* The problem *
In the data, extract each line that holds the string "chart".

▬▬▬▬▬▬

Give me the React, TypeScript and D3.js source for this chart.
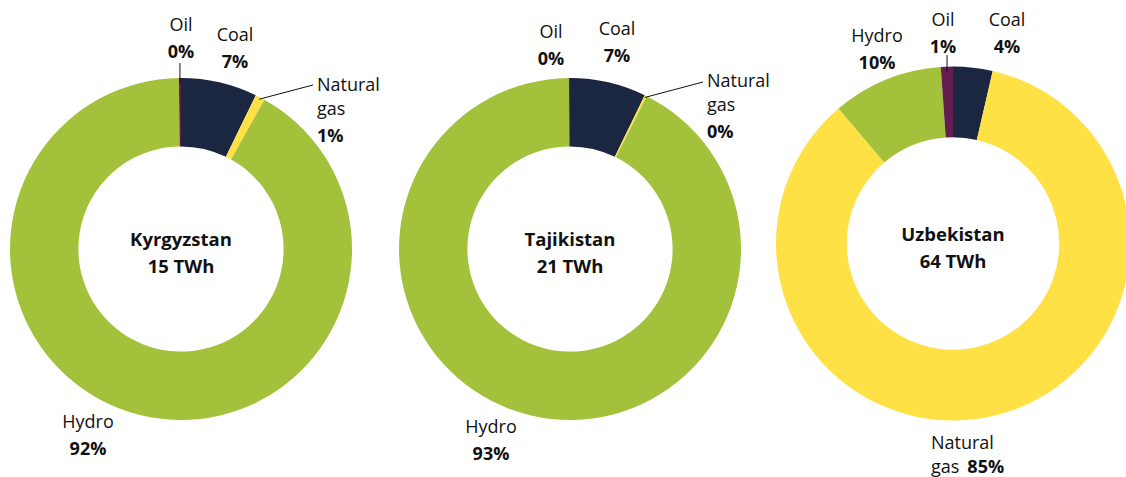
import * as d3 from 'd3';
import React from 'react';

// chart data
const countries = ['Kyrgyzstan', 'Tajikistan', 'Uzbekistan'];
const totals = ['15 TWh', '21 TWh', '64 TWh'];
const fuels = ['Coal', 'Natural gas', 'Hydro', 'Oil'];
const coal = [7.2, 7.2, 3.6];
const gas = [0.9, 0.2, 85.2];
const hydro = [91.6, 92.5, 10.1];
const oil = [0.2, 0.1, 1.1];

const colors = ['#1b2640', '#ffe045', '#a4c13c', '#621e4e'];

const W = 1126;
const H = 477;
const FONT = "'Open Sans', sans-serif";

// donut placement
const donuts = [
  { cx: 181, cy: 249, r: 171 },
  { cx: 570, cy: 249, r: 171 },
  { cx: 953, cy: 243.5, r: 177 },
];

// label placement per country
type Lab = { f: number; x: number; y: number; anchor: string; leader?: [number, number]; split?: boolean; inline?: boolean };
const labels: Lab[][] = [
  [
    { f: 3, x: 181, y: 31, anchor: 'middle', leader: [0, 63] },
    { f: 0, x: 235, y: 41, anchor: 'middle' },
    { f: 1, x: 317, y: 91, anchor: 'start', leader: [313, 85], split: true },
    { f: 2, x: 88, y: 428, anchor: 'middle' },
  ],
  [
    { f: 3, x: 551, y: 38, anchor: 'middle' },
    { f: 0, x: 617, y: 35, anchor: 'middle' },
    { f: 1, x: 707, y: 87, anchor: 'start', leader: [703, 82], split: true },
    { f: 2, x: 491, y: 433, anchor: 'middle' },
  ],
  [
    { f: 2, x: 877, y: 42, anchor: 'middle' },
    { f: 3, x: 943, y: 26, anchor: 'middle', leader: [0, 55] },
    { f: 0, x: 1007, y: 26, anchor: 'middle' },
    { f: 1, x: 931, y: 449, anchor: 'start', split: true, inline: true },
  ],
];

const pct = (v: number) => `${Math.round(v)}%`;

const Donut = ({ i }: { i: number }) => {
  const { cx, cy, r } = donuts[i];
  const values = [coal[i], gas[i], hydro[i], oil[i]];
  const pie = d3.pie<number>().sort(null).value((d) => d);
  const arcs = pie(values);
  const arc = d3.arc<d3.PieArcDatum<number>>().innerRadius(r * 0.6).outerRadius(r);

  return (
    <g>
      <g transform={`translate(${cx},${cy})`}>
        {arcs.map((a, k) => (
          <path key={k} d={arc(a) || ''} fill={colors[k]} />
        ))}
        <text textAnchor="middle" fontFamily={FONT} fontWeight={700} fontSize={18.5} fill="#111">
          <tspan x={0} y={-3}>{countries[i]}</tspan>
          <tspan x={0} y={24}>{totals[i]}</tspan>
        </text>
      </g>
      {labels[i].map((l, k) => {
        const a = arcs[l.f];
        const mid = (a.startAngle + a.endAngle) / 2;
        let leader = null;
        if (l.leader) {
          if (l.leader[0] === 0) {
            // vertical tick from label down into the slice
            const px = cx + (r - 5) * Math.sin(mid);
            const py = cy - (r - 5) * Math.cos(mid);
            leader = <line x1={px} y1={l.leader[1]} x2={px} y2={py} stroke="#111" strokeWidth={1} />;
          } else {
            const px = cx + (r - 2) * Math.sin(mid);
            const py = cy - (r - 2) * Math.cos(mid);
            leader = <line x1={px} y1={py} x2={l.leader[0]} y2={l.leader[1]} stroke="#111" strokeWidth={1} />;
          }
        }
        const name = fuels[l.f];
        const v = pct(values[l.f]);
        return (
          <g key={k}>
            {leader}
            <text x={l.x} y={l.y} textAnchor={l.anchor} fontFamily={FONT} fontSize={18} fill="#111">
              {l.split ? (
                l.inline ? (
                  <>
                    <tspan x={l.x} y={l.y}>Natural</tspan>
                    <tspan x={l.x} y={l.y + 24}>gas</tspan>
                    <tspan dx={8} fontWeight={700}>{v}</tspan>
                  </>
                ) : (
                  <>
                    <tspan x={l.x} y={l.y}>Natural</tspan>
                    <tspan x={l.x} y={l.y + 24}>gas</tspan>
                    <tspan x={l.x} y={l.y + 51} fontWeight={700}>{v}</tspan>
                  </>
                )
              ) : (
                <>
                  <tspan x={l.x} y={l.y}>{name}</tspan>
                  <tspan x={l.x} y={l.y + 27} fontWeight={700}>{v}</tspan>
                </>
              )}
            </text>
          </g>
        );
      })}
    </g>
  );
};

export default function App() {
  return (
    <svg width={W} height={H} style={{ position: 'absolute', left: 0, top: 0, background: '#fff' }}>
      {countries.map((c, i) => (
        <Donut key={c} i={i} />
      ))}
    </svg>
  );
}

▬▬▬▬▬▬

* Result below *
Give me the React, TypeScript and D3.js source for this chart.
// chart data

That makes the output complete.